-------- Material provided --------

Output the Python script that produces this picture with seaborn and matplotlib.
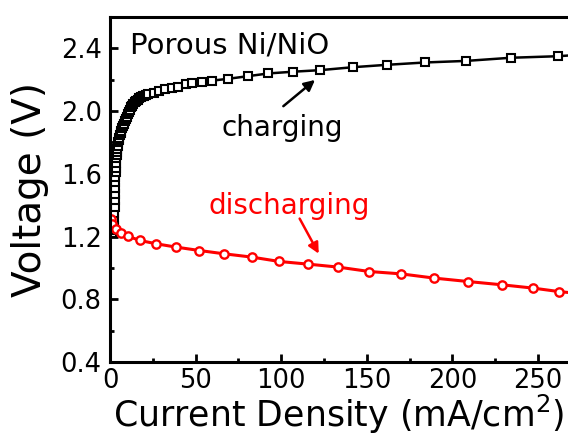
import numpy as np
import pandas as pd
import seaborn as sns
import matplotlib.pyplot as plt

# charging curve (mA/cm2, V)
charge_j = [1.0, 1.6, 2.1, 2.4, 2.5, 2.6, 2.7, 2.8, 2.9, 3.0, 3.1, 3.2, 3.3, 3.4,
            3.5, 3.7, 3.9, 4.1, 4.3, 4.6, 4.9, 5.2, 5.5, 5.9, 6.3, 6.7, 7.1, 7.6,
            8.1, 8.6, 9.1, 9.7, 10.3, 10.9, 11.5, 12.2, 12.9, 13.6, 14.4, 15.2,
            16.1, 17.0, 18.0, 19.0, 20.1, 21.2, 22.4, 25.9, 28.8, 32.1, 36.0,
            39.5, 44.4, 48.0, 53.5, 59.4, 69.1, 80.8, 92.5, 106.7, 122.7, 142.1,
            161.6, 184.0, 208.0, 234.0, 261.7, 290.0]
charge_v = [1.22, 1.24, 1.255, 1.27, 1.31, 1.35, 1.39, 1.43, 1.47, 1.51, 1.55, 1.58,
            1.61, 1.64, 1.67, 1.70, 1.72, 1.74, 1.76, 1.78, 1.80, 1.815, 1.83,
            1.845, 1.86, 1.875, 1.89, 1.905, 1.92, 1.935, 1.95, 1.965, 1.98, 1.995,
            2.01, 2.025, 2.035, 2.045, 2.055, 2.065, 2.073, 2.081, 2.088, 2.094,
            2.099, 2.103, 2.106, 2.117, 2.127, 2.138, 2.149, 2.155, 2.170, 2.176,
            2.185, 2.194, 2.206, 2.223, 2.240, 2.251, 2.261, 2.280, 2.295, 2.31,
            2.32, 2.34, 2.35, 2.37]

# discharging curve
discharge_j = [0.4, 1.3, 3.3, 6.4, 10.7, 17.5, 26.9, 38.4, 52.2, 66.6, 82.8, 98.9,
               115.8, 133.4, 151.5, 170.0, 189.4, 209.3, 229.2, 247.3, 262.3, 285.0]
discharge_v = [1.31, 1.28, 1.245, 1.222, 1.201, 1.175, 1.154, 1.133, 1.111, 1.090,
               1.069, 1.041, 1.024, 1.005, 0.977, 0.962, 0.935, 0.913, 0.892, 0.871,
               0.849, 0.825]

sns.set_style("ticks")
plt.rcParams['font.family'] = ['DejaVu Sans']
plt.rcParams.update({'text.color': 'black', 'axes.labelcolor': 'black',
                     'xtick.color': 'black', 'ytick.color': 'black',
                     'axes.edgecolor': 'black'})

fig = plt.figure(figsize=(5.68, 4.41), dpi=100)
ax = fig.add_axes([110 / 568, 79 / 441, 513.6 / 568, 345 / 441])

charge = pd.DataFrame({'j': charge_j, 'v': charge_v})
discharge = pd.DataFrame({'j': discharge_j, 'v': discharge_v})

sns.lineplot(data=charge, x='j', y='v', ax=ax, color='black', lw=1.8,
             marker='s', markersize=5.5, markerfacecolor='white',
             markeredgecolor='black', markeredgewidth=1.5, sort=False, estimator=None)
sns.lineplot(data=discharge, x='j', y='v', ax=ax, color='red', lw=2.2,
             marker='o', markersize=6, markerfacecolor='white',
             markeredgecolor='red', markeredgewidth=1.7, sort=False, estimator=None)

ax.set_xlim(0, 300)
ax.set_ylim(0.4, 2.6)
ax.set_xticks(np.arange(0, 251, 50))
ax.set_xticks(np.arange(25, 301, 50), minor=True)
ax.set_yticks(np.arange(0.4, 2.41, 0.4))
ax.set_yticks(np.arange(0.6, 2.61, 0.4), minor=True)
ax.set_yticklabels(['0.4', '0.8', '1.2', '1.6', '2.0', '2.4'])
ax.tick_params(which='both', direction='in', width=2, labelsize=18.5)
ax.tick_params(which='major', length=6)
ax.tick_params(which='minor', length=3)
ax.tick_params(axis='x', which='major', pad=4)
ax.tick_params(axis='y', which='major', pad=6)
for s in ax.spines.values():
    s.set_linewidth(2.2)

ax.set_xlabel('Current Density (mA/cm$^2$)', fontsize=25)
ax.set_ylabel('Voltage (V)', fontsize=28)
ax.xaxis.set_label_coords(0.445, -0.09)
ax.yaxis.set_label_coords(-0.118, 0.5)

ax.text(11.5, 2.42, 'Porous Ni/NiO', fontsize=21, va='center', ha='left')
ax.text(100.5, 1.89, 'charging', fontsize=20, va='center', ha='center')
ax.text(104.6, 1.395, 'discharging', fontsize=20, va='center', ha='center', color='red')

ax.annotate('', xy=(121, 2.21), xytext=(100, 2.02),
            arrowprops=dict(arrowstyle='-|>', color='black', lw=1.8, mutation_scale=16))
ax.annotate('', xy=(122.7, 1.075), xytext=(110, 1.33),
            arrowprops=dict(arrowstyle='-|>', color='red', lw=1.8, mutation_scale=16))

fig.savefig('out.png', dpi=100)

--------

**Task brief:**
Transcribe exactly, with no pictures, the lines running from the first line of the material through the line holding "2.32, 2.34, 2.35, 2.37]".

**Result:**
Output the Python script that produces this picture with seaborn and matplotlib.
import numpy as np
import pandas as pd
import seaborn as sns
import matplotlib.pyplot as plt

# charging curve (mA/cm2, V)
charge_j = [1.0, 1.6, 2.1, 2.4, 2.5, 2.6, 2.7, 2.8, 2.9, 3.0, 3.1, 3.2, 3.3, 3.4,
            3.5, 3.7, 3.9, 4.1, 4.3, 4.6, 4.9, 5.2, 5.5, 5.9, 6.3, 6.7, 7.1, 7.6,
            8.1, 8.6, 9.1, 9.7, 10.3, 10.9, 11.5, 12.2, 12.9, 13.6, 14.4, 15.2,
            16.1, 17.0, 18.0, 19.0, 20.1, 21.2, 22.4, 25.9, 28.8, 32.1, 36.0,
            39.5, 44.4, 48.0, 53.5, 59.4, 69.1, 80.8, 92.5, 106.7, 122.7, 142.1,
            161.6, 184.0, 208.0, 234.0, 261.7, 290.0]
charge_v = [1.22, 1.24, 1.255, 1.27, 1.31, 1.35, 1.39, 1.43, 1.47, 1.51, 1.55, 1.58,
            1.61, 1.64, 1.67, 1.70, 1.72, 1.74, 1.76, 1.78, 1.80, 1.815, 1.83,
            1.845, 1.86, 1.875, 1.89, 1.905, 1.92, 1.935, 1.95, 1.965, 1.98, 1.995,
            2.01, 2.025, 2.035, 2.045, 2.055, 2.065, 2.073, 2.081, 2.088, 2.094,
            2.099, 2.103, 2.106, 2.117, 2.127, 2.138, 2.149, 2.155, 2.170, 2.176,
            2.185, 2.194, 2.206, 2.223, 2.240, 2.251, 2.261, 2.280, 2.295, 2.31,
            2.32, 2.34, 2.35, 2.37]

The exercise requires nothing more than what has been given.